Friday, September 20, 2013

Uncertainty Avoidance

Okay.  The next dimension Geert Hofstede when talking about national culture is masculinity vs. femininity.  If you would like to read about it, please feel free to do so here and click on "masculinity versus femininity". I, however, have so very many strong issues about that dimension, from the naming of the dimension and the obvious gender-stereotyping such naming includes to the way that the dichotomy ignores the fact that such measures are often applied to varying aspects of the culture and not everything all together, something that we will, in fact, discuss in today's post.  Therefore, you are free to explore how the masculinity versus femininity dimension can inform your stories, but I am going to skip it.

Today, I want to talk about uncertainty avoidance, which is the extent to which a culture is comfortable with having things undefined.  To be honest, I find this dimension to be troublesome as well because, in my work with people from other cultures, I find that every culture has certain areas in which they like very clear definition, and these areas are often highlighted in the dominant language's grammar and usage, and other areas that they are not as concerned about, which tend to be more ignored in grammar and usage.  For instance, in English, we always want to know which one and how many.  We have many, many words and grammatical accommodations to convey this information, from adjectives that tell number to plural and singular forms of both nouns and verbs.  Our articles ("a", "an", and "the") as well as many of our demonstrative adjectives ("this", "that", "these", "those", etc.) all point to our desire to know which one.  On the other hand, most Asian languages don't use plural forms at all--because how many has limited relevance to them in many cases.  What does matter to many Asian cultures is cultural position, and nouns and verbs both have endings indicating the relative cultural positions of the speaker and the addressee.  Such information is largely ignored in English--it is irrelevant to many Western cultures much of the time.
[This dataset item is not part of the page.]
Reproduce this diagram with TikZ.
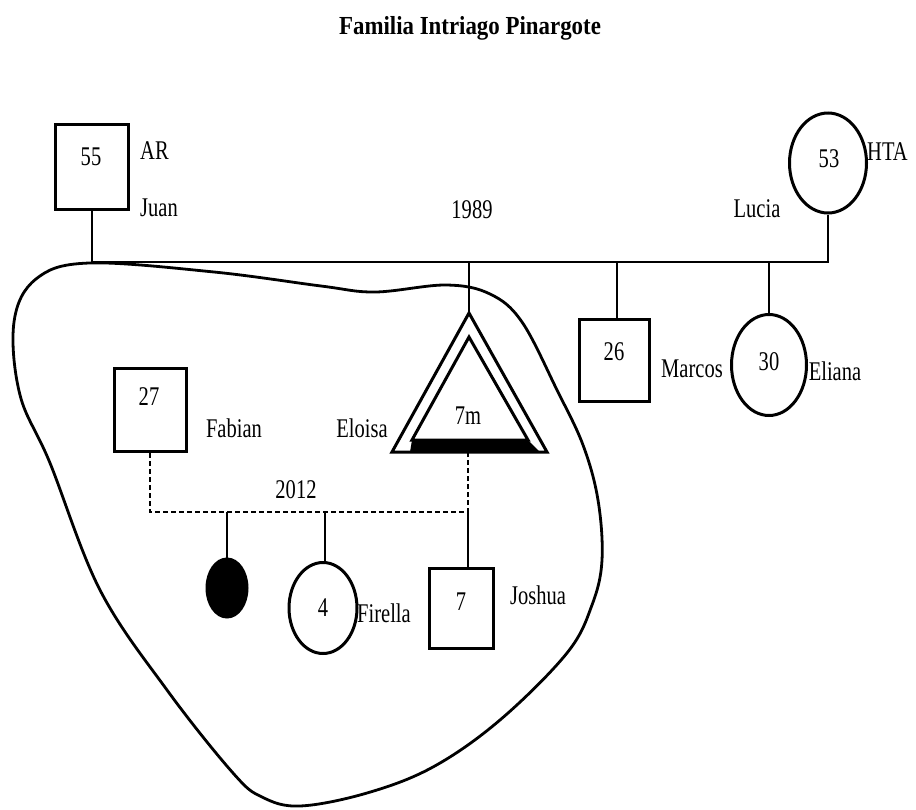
\documentclass[tikz,border=0pt]{standalone}
\usepackage{fontspec}
\setmainfont{Liberation Serif}[FakeStretch=0.76]
\newfontfamily\titlefont{Liberation Serif}[FakeStretch=0.88]
\usetikzlibrary{shapes.geometric}
\begin{document}
\begin{tikzpicture}[x=1pt,y=-1pt,
  sq/.style={draw, line width=3pt, inner sep=0pt},
  fem/.style={draw, ellipse, line width=3pt, inner sep=0pt},
  txt/.style={inner sep=0pt, font=\fontsize{27}{30}\selectfont},
  marriage/.style={line width=2.5pt},
  kid/.style={line width=1.6pt},
  dashline/.style={line width=2pt, dash pattern=on 5pt off 3pt}]
\useasboundingbox (0,0) rectangle (916,809);

% title
\node[inner sep=0pt, font=\titlefont\bfseries\fontsize{26}{30}\selectfont] (title) at (470,28) {Familia Intriago Pinargote};

% emotional boundary
\draw[line width=2.8pt] plot[smooth cycle, tension=0.6] coordinates {
  (89,263) (214,272) (321,286) (375,292) (446,285) (490,294) (522,322)
  (557,390) (583,445) (598,500) (602,560) (592,605) (567,653) (500,720)
  (433,767) (367,793) (300,806) (262,797) (233,773) (167,690) (100,590)
  (50,463) (20,395) (14,322) (36,279)};

% generation 1
\node[sq, minimum width=73pt, minimum height=85pt] (juan) at (92,167) {};
\node[txt] (juanage) at (91,157) {55};
\node[txt, anchor=west] (ar) at (140,151) {AR};
\node[txt, anchor=west] (juanname) at (140,208) {Juan};

\node[fem, minimum width=77pt, minimum height=100pt] (lucia) at (828,163) {};
\node[txt] (luciaage) at (829,159) {53};
\node[txt, anchor=west] (hta) at (867,152) {HTA};
\node[txt] (lucianame) at (757,209) {Lucia};

\coordinate (mL) at (92,262);
\coordinate (mR) at (828,262);
\draw[marriage] (juan.south) -- (mL) -- (mR) -- (lucia.south);
\node[txt] (y1989) at (472,210) {1989};

% generation 2
\coordinate (c1) at (469,262);
\coordinate (c2) at (617,262);
\coordinate (c3) at (769,262);

\coordinate (eloisaTop) at (469,313);
\coordinate (eloisaBot) at (468,452);
\draw[line width=3pt, line join=miter] (469,313) -- (547,452) -- (392,452) -- cycle;
\draw[line width=3pt, line join=miter] (469,337) -- (528,440) -- (412,440) -- cycle;
\fill (412,440) -- (528,440) -- (540,452) -- (410,452) -- cycle;
\node[txt] (eloisaage) at (468,416) {7m};
\node[txt] (eloisaname) at (362,428) {Eloisa};
\draw[kid] (c1) -- (eloisaTop);

\node[sq, minimum width=70pt, minimum height=82pt] (marcos) at (614,360) {};
\node[txt] (marcosage) at (614,352) {26};
\node[txt] (marcosname) at (692,369) {Marcos};
\draw[kid] (c2) -- (marcos.north -| c2);

\node[fem, minimum width=75pt, minimum height=101pt] (eliana) at (769,365) {};
\node[txt] (elianaage) at (769,362) {30};
\node[txt] (eliananame) at (835,371) {Eliana};
\draw[kid] (c3) -- (eliana.north);

\node[sq, minimum width=72pt, minimum height=83pt] (fabian) at (150,410) {};
\node[txt] (fabianage) at (149,397) {27};
\node[txt] (fabianname) at (234,428) {Fabian};

% second union (dashed)
\coordinate (d1) at (150,512);
\coordinate (d2) at (468,512);
\draw[dashline] (fabian.south) -- (d1) -- (d2) -- (eloisaBot);
\node[txt] (y2012) at (296,490) {2012};

% generation 3
\coordinate (k1) at (227,512);
\coordinate (k2) at (325,512);
\node[fem, fill=black, minimum width=40pt, minimum height=58pt] (baby) at (227,588) {};
\draw[kid] (k1) -- (baby.north);

\node[fem, minimum width=68pt, minimum height=91pt] (firella) at (323,608) {};
\node[txt] (firellaage) at (323,608) {4};
\node[txt, anchor=west] (firellaname) at (357,613) {Firella};
\draw[kid] (k2) -- (firella.north -| k2);

\node[sq, minimum width=64pt, minimum height=80pt] (joshua) at (461,608) {};
\node[txt] (joshuaage) at (461,602) {7};
\node[txt] (joshuaname) at (538,595) {Joshua};
\draw[kid] (d2) -- (joshua.north -| d2);
\end{tikzpicture}
\end{document}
So uncertainty avoidance is, in my opinion, not so much an absolute measure of uncertainty as a whole as it is a question of which types of uncertainty do groups of people avoid, how do they differ, and why.

And I find that these types of questions can really amp up the conflict in our stories because the search for certainty on different issues often reveals motivation--and usually cross purposes.

For example:
  • The horribly sexist assumption that a woman asking a man to give her details about a birth will be tremendously disappointed because he won't get any of the pertinent details, such as, the length of labor, medication during delivery, type of delivery, the gestational age of the baby, the size of the baby, and sometimes even the name and sex of the baby.  And while I admit that it's sexist to assume that most men won't get that information and that the information is important to most women, I have to admit that I've never met a man who has had that information when I asked for it--including fathers who were in the delivery room during the entire birthing process (and I have to ask myself, What were they doing in there?).
  • The attempt to get information about the school day when your child wants to do something else (and may even be asking about something else).
  • Negotiations between a client wanting a timeline and a contractor wanting a payscale
Not all of these situations necessarily cause conflicts, but they do betray conflicting interests which make our stories more interesting and also help us give our readers insight into our characters.  I hope you find some help in this way of looking at situations as you write.